__EXERCISE OBJECTIVE__:
Reproduce all the lines below exactly and omit the images.

__COLLECTED DATA__:

==================================================

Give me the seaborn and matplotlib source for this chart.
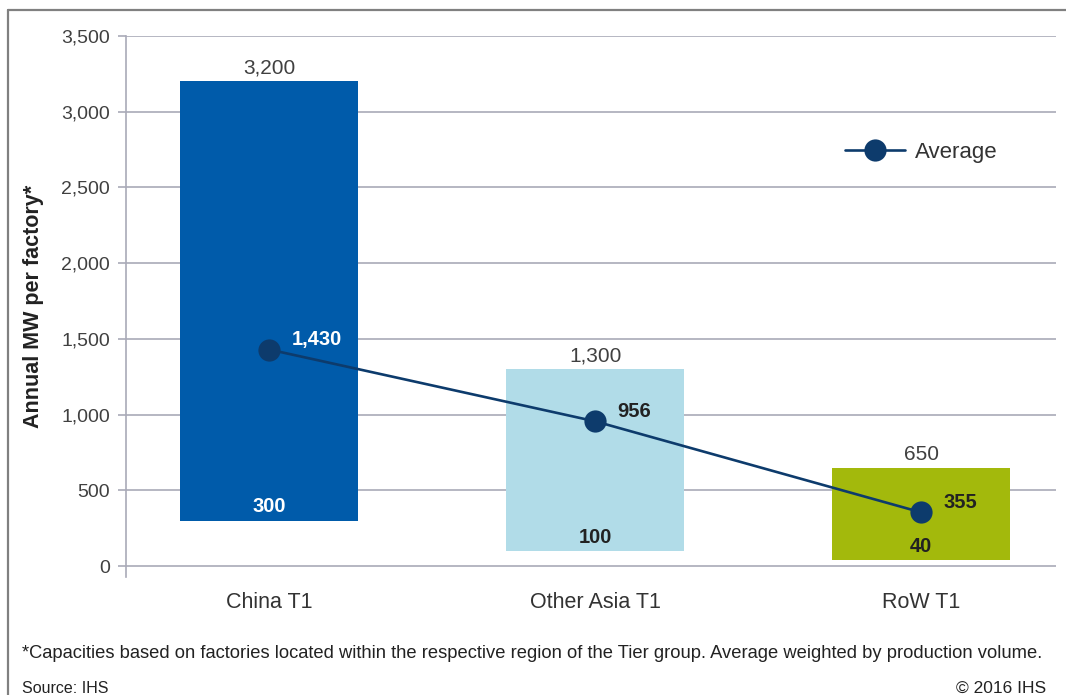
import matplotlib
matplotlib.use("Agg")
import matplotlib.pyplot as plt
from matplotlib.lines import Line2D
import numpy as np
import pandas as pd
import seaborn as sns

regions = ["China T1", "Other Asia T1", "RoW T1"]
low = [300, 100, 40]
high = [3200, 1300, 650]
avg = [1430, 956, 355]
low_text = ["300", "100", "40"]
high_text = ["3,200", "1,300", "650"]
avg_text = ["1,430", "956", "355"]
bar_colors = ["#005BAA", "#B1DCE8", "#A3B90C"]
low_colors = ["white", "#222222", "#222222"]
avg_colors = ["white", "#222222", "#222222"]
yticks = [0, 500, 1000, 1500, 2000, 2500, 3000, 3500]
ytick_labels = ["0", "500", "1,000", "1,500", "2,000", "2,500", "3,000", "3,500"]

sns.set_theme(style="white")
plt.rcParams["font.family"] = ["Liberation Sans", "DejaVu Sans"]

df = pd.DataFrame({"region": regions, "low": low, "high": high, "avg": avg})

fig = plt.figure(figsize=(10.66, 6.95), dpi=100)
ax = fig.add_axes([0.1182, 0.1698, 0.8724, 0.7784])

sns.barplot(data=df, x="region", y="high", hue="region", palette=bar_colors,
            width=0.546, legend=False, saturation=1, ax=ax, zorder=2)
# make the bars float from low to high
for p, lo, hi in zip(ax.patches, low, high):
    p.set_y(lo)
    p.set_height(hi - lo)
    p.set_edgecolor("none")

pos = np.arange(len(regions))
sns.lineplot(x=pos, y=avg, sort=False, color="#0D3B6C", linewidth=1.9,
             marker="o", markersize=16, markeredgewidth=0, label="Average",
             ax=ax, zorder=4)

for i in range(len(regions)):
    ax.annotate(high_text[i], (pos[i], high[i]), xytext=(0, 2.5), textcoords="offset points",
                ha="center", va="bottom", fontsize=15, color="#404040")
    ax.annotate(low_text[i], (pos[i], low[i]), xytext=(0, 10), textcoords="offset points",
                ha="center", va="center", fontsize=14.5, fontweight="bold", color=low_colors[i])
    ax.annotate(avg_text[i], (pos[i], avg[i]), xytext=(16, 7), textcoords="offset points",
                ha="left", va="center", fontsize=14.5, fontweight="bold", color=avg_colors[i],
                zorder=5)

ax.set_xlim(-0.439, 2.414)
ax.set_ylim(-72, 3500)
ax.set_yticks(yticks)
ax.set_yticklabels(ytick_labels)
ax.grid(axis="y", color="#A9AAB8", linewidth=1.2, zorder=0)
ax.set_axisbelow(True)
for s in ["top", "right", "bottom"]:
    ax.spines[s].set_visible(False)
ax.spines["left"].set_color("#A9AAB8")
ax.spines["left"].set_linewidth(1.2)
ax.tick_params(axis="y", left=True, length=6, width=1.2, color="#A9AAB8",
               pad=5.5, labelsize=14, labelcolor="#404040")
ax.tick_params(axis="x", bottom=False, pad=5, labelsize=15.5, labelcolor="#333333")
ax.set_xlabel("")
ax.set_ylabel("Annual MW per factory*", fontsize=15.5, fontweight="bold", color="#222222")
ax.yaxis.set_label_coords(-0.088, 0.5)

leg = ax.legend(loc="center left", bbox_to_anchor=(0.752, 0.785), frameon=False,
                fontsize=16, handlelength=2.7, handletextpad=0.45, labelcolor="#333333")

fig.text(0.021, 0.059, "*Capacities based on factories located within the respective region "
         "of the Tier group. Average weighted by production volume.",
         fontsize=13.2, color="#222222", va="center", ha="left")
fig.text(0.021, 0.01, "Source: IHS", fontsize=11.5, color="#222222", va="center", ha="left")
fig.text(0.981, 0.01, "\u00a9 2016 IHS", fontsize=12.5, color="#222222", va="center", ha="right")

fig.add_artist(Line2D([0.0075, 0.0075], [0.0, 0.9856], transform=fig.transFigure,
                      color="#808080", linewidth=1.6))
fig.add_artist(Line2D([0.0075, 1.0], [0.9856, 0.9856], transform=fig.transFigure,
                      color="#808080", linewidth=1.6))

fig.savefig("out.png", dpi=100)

==================================================

__EXERCISE SOLUTION__:
Give me the seaborn and matplotlib source for this chart.
import matplotlib
matplotlib.use("Agg")
import matplotlib.pyplot as plt
from matplotlib.lines import Line2D
import numpy as np
import pandas as pd
import seaborn as sns

regions = ["China T1", "Other Asia T1", "RoW T1"]
low = [300, 100, 40]
high = [3200, 1300, 650]
avg = [1430, 956, 355]
low_text = ["300", "100", "40"]
high_text = ["3,200", "1,300", "650"]
avg_text = ["1,430", "956", "355"]
bar_colors = ["#005BAA", "#B1DCE8", "#A3B90C"]
low_colors = ["white", "#222222", "#222222"]
avg_colors = ["white", "#222222", "#222222"]
yticks = [0, 500, 1000, 1500, 2000, 2500, 3000, 3500]
ytick_labels = ["0", "500", "1,000", "1,500", "2,000", "2,500", "3,000", "3,500"]

sns.set_theme(style="white")
plt.rcParams["font.family"] = ["Liberation Sans", "DejaVu Sans"]

df = pd.DataFrame({"region": regions, "low": low, "high": high, "avg": avg})

fig = plt.figure(figsize=(10.66, 6.95), dpi=100)
ax = fig.add_axes([0.1182, 0.1698, 0.8724, 0.7784])

sns.barplot(data=df, x="region", y="high", hue="region", palette=bar_colors,
            width=0.546, legend=False, saturation=1, ax=ax, zorder=2)
# make the bars float from low to high
for p, lo, hi in zip(ax.patches, low, high):
    p.set_y(lo)
    p.set_height(hi - lo)
    p.set_edgecolor("none")

pos = np.arange(len(regions))
sns.lineplot(x=pos, y=avg, sort=False, color="#0D3B6C", linewidth=1.9,
             marker="o", markersize=16, markeredgewidth=0, label="Average",
             ax=ax, zorder=4)

for i in range(len(regions)):
    ax.annotate(high_text[i], (pos[i], high[i]), xytext=(0, 2.5), textcoords="offset points",
                ha="center", va="bottom", fontsize=15, color="#404040")
    ax.annotate(low_text[i], (pos[i], low[i]), xytext=(0, 10), textcoords="offset points",
                ha="center", va="center", fontsize=14.5, fontweight="bold", color=low_colors[i])
    ax.annotate(avg_text[i], (pos[i], avg[i]), xytext=(16, 7), textcoords="offset points",
                ha="left", va="center", fontsize=14.5, fontweight="bold", color=avg_colors[i],
                zorder=5)

ax.set_xlim(-0.439, 2.414)
ax.set_ylim(-72, 3500)
ax.set_yticks(yticks)
ax.set_yticklabels(ytick_labels)
ax.grid(axis="y", color="#A9AAB8", linewidth=1.2, zorder=0)
ax.set_axisbelow(True)
for s in ["top", "right", "bottom"]:
    ax.spines[s].set_visible(False)
ax.spines["left"].set_color("#A9AAB8")
ax.spines["left"].set_linewidth(1.2)
ax.tick_params(axis="y", left=True, length=6, width=1.2, color="#A9AAB8",
               pad=5.5, labelsize=14, labelcolor="#404040")
ax.tick_params(axis="x", bottom=False, pad=5, labelsize=15.5, labelcolor="#333333")
ax.set_xlabel("")
ax.set_ylabel("Annual MW per factory*", fontsize=15.5, fontweight="bold", color="#222222")
ax.yaxis.set_label_coords(-0.088, 0.5)

leg = ax.legend(loc="center left", bbox_to_anchor=(0.752, 0.785), frameon=False,
                fontsize=16, handlelength=2.7, handletextpad=0.45, labelcolor="#333333")

fig.text(0.021, 0.059, "*Capacities based on factories located within the respective region "
         "of the Tier group. Average weighted by production volume.",
         fontsize=13.2, color="#222222", va="center", ha="left")
fig.text(0.021, 0.01, "Source: IHS", fontsize=11.5, color="#222222", va="center", ha="left")
fig.text(0.981, 0.01, "\u00a9 2016 IHS", fontsize=12.5, color="#222222", va="center", ha="right")

fig.add_artist(Line2D([0.0075, 0.0075], [0.0, 0.9856], transform=fig.transFigure,
                      color="#808080", linewidth=1.6))
fig.add_artist(Line2D([0.0075, 1.0], [0.9856, 0.9856], transform=fig.transFigure,
                      color="#808080", linewidth=1.6))

fig.savefig("out.png", dpi=100)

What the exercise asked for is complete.